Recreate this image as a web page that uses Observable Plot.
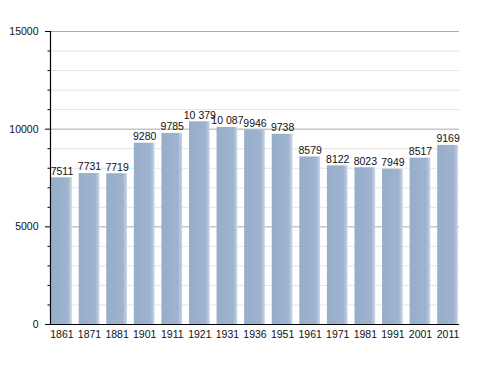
<!DOCTYPE html>
<html><head><meta charset="utf-8">
<script src="https://cdn.jsdelivr.net/npm/d3@7"></script>
<script src="https://cdn.jsdelivr.net/npm/@observablehq/plot@0.6"></script>
<style>
body{margin:0;background:#fff;}
svg{font-family:"Liberation Sans",Arial,sans-serif;}
</style></head>
<body><div id="chart"></div>
<script>
const years = ["1861","1871","1881","1901","1911","1921","1931","1936","1951","1961","1971","1981","1991","2001","2011"];
const population = [7511,7731,7719,9280,9785,10379,10087,9946,9738,8579,8122,8023,7949,8517,9169];
const valueLabels = ["7511","7731","7719","9280","9785","10 379","10 087","9946","9738","8579","8122","8023","7949","8517","9169"];
const majorTicks = [0,5000,10000,15000];
const minorTicks = d3.range(1000,15000,1000).filter(d => d % 5000 !== 0);

const data = years.map((y,i) => ({year:y, pop:population[i], label:valueLabels[i]}));

const chart = Plot.plot({
  width: 488, height: 373,
  marginLeft: 50, marginRight: 29, marginTop: 31, marginBottom: 49,
  style: {fontSize: "10.5px", fontFamily: "'Liberation Sans', Arial, sans-serif", color: "#111", background: "#fff"},
  x: {domain: years, paddingInner: 0.25, paddingOuter: 0.04, round: false, label: null},
  y: {domain: [0,15000], label: null},
  marks: [
    Plot.ruleY(minorTicks, {stroke: "#e4e4e4", strokeWidth: 1}),
    Plot.ruleY([5000,10000,15000], {stroke: "#ababab", strokeWidth: 1}),
    Plot.barY(data, {x: "year", y: "pop", fill: "url(#barGrad)"}),
    Plot.text(data, {x: "year", y: "pop", text: "label", lineAnchor: "bottom", dy: -3, fill: "#111", fontSize: 10.5}),
    Plot.axisY(majorTicks, {tickSize: 5, tickPadding: 7, label: null, tickFormat: d => String(d), stroke: "#000"}),
    Plot.axisY(minorTicks, {tickSize: 2.5, tickFormat: () => "", label: null, stroke: "#000"}),
    Plot.axisX({tickSize: 0, tickPadding: 6, label: null}),
    Plot.ruleY([0], {stroke: "#000", strokeWidth: 1.2}),
    Plot.frame({anchor: "left", stroke: "#000", strokeWidth: 1.2})
  ]
});

const ns = "http://www.w3.org/2000/svg";
const defs = document.createElementNS(ns, "defs");
defs.innerHTML = `<linearGradient id="barGrad" x1="0" x2="1" y1="0" y2="0">
  <stop offset="0%" stop-color="#97aeca"/>
  <stop offset="80%" stop-color="#9db3cf"/>
  <stop offset="100%" stop-color="#c9d6e6"/>
</linearGradient>`;
chart.insertBefore(defs, chart.firstChild);
document.getElementById("chart").appendChild(chart);
</script></body></html>
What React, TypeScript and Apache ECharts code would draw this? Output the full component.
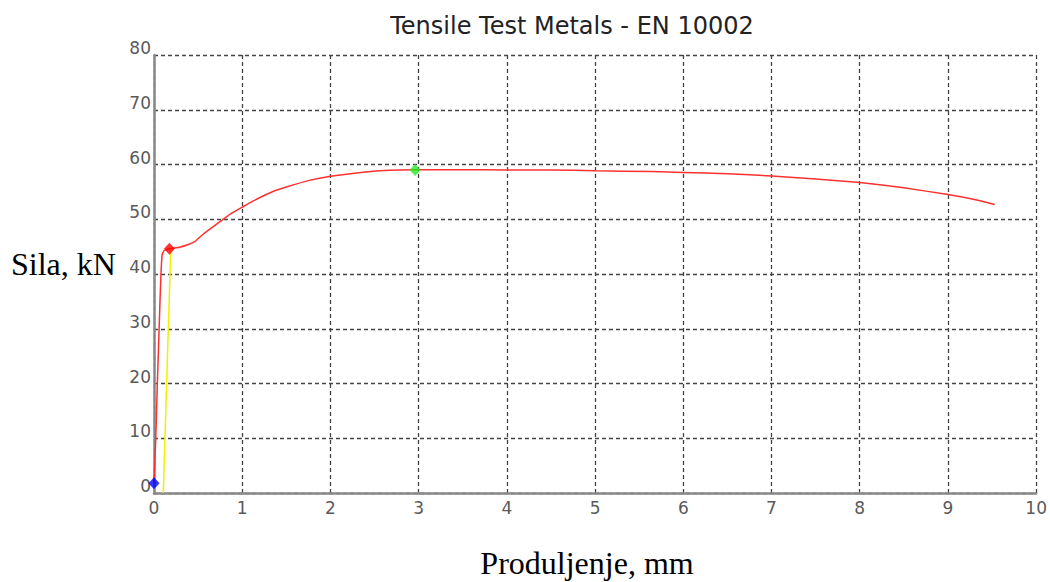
○ ○ ○ ○ ○ ○ ○
● **DIRECTION**
Please take the lines from the beginning of the data above through the line holding "const data = years.map((y,i)" and transcribe them exactly, without any pictures.

● **THE SOLUTION**
Recreate this image as a web page that uses Observable Plot.
<!DOCTYPE html>
<html><head><meta charset="utf-8">
<script src="https://cdn.jsdelivr.net/npm/d3@7"></script>
<script src="https://cdn.jsdelivr.net/npm/@observablehq/plot@0.6"></script>
<style>
body{margin:0;background:#fff;}
svg{font-family:"Liberation Sans",Arial,sans-serif;}
</style></head>
<body><div id="chart"></div>
<script>
const years = ["1861","1871","1881","1901","1911","1921","1931","1936","1951","1961","1971","1981","1991","2001","2011"];
const population = [7511,7731,7719,9280,9785,10379,10087,9946,9738,8579,8122,8023,7949,8517,9169];
const valueLabels = ["7511","7731","7719","9280","9785","10 379","10 087","9946","9738","8579","8122","8023","7949","8517","9169"];
const majorTicks = [0,5000,10000,15000];
const minorTicks = d3.range(1000,15000,1000).filter(d => d % 5000 !== 0);

const data = years.map((y,i) => ({year:y, pop:population[i], label:valueLabels[i]}));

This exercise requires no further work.